# Instructions to follow:
Copy out each line of the material below that holds the string "picture".
----
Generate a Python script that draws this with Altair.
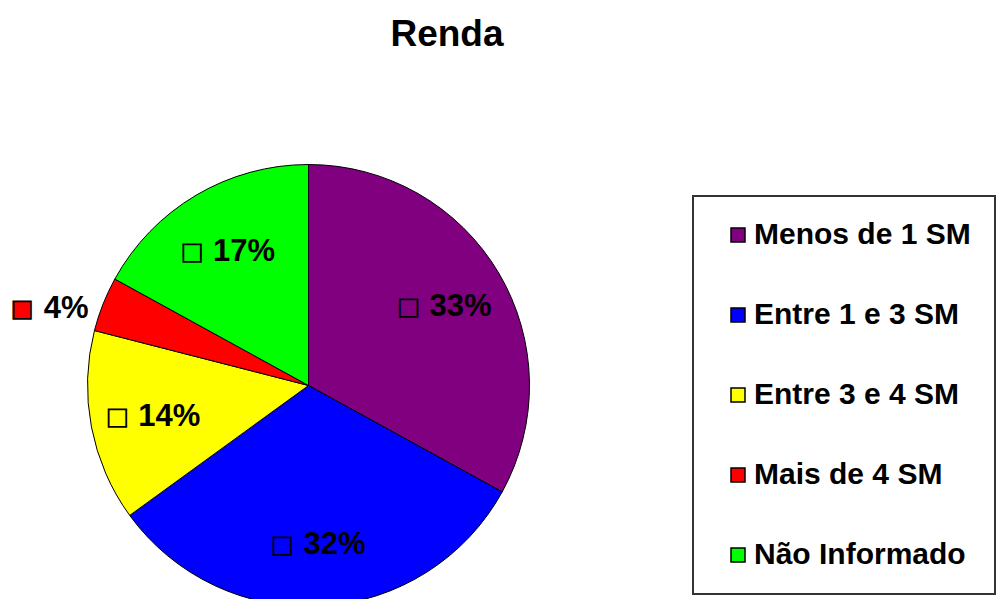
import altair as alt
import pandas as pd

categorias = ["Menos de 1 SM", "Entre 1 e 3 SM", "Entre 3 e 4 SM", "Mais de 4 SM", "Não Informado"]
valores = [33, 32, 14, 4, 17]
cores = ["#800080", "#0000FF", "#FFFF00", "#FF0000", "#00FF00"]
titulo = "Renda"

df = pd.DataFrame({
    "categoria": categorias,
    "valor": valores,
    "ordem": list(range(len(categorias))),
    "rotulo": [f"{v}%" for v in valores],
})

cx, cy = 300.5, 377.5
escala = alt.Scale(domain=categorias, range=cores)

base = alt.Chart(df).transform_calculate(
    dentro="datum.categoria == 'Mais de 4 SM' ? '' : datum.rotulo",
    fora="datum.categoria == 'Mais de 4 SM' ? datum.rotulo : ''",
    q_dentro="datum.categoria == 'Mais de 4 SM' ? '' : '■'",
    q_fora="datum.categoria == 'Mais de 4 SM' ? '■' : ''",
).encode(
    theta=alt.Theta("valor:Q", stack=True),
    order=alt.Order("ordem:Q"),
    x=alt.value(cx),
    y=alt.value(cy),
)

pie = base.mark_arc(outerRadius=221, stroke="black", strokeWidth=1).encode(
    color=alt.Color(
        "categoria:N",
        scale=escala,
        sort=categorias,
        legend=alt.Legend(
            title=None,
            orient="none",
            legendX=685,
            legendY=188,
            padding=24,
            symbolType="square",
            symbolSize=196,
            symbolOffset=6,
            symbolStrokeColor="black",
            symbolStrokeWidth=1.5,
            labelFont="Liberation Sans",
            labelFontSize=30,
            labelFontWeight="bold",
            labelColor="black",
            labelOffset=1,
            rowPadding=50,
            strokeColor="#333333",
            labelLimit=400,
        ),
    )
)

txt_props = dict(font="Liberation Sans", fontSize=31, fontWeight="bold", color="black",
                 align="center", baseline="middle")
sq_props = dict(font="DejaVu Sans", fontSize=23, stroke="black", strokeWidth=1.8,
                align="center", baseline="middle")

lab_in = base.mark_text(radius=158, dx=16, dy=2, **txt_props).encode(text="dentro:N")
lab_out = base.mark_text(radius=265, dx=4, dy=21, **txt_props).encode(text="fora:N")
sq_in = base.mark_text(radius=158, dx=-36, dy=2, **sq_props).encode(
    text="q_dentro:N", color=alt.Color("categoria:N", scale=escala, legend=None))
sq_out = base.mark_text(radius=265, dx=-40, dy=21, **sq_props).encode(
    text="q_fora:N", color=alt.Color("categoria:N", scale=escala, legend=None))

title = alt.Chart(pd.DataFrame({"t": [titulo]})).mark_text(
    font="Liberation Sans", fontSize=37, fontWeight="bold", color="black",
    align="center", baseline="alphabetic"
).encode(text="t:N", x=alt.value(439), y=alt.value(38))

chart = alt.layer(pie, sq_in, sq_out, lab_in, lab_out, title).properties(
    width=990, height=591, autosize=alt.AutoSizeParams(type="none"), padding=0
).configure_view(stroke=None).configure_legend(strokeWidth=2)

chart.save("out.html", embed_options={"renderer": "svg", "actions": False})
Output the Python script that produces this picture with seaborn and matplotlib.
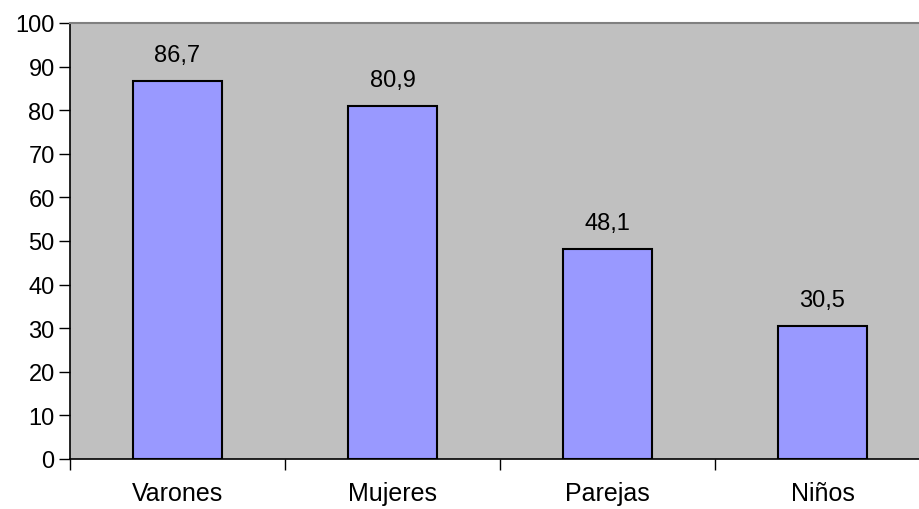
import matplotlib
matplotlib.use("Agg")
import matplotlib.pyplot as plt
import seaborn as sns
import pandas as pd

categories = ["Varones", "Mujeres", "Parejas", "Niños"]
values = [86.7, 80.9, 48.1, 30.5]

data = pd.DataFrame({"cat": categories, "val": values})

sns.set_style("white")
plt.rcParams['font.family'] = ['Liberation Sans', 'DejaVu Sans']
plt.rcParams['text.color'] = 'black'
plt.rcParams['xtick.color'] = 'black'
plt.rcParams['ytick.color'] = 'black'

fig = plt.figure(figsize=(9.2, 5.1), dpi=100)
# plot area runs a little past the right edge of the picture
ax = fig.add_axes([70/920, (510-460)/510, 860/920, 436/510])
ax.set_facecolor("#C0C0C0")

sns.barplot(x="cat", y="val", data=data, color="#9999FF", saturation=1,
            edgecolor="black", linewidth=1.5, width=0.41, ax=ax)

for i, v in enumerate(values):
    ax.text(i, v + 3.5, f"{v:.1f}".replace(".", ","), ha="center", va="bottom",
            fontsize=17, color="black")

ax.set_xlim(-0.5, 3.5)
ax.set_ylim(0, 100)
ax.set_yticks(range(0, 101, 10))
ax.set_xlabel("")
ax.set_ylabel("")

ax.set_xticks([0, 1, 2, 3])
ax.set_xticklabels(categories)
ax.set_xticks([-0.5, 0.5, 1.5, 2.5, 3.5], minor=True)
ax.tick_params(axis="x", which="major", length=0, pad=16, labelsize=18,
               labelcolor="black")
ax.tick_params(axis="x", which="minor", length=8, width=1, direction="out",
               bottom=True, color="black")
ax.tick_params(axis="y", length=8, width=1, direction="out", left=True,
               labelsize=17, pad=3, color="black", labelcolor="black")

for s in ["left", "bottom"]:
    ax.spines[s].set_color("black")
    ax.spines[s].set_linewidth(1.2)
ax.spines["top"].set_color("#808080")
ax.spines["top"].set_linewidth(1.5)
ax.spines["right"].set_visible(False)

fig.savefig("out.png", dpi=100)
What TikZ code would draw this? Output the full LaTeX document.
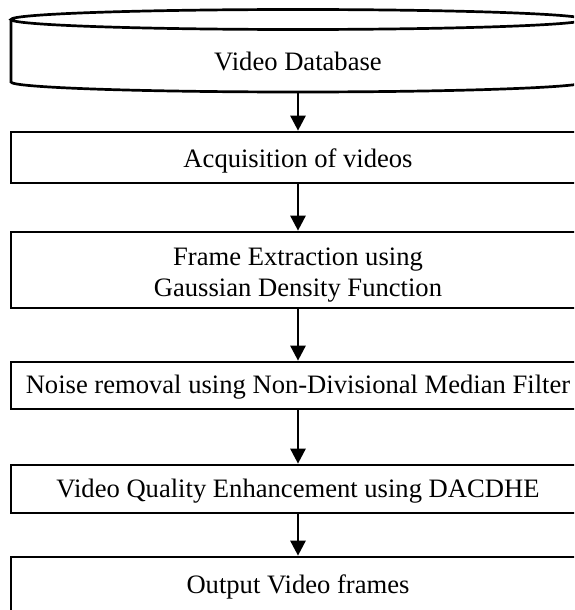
----
# Answer to this problem:
Output the Python script that produces this picture with seaborn and matplotlib.
# plot area runs a little past the right edge of the picture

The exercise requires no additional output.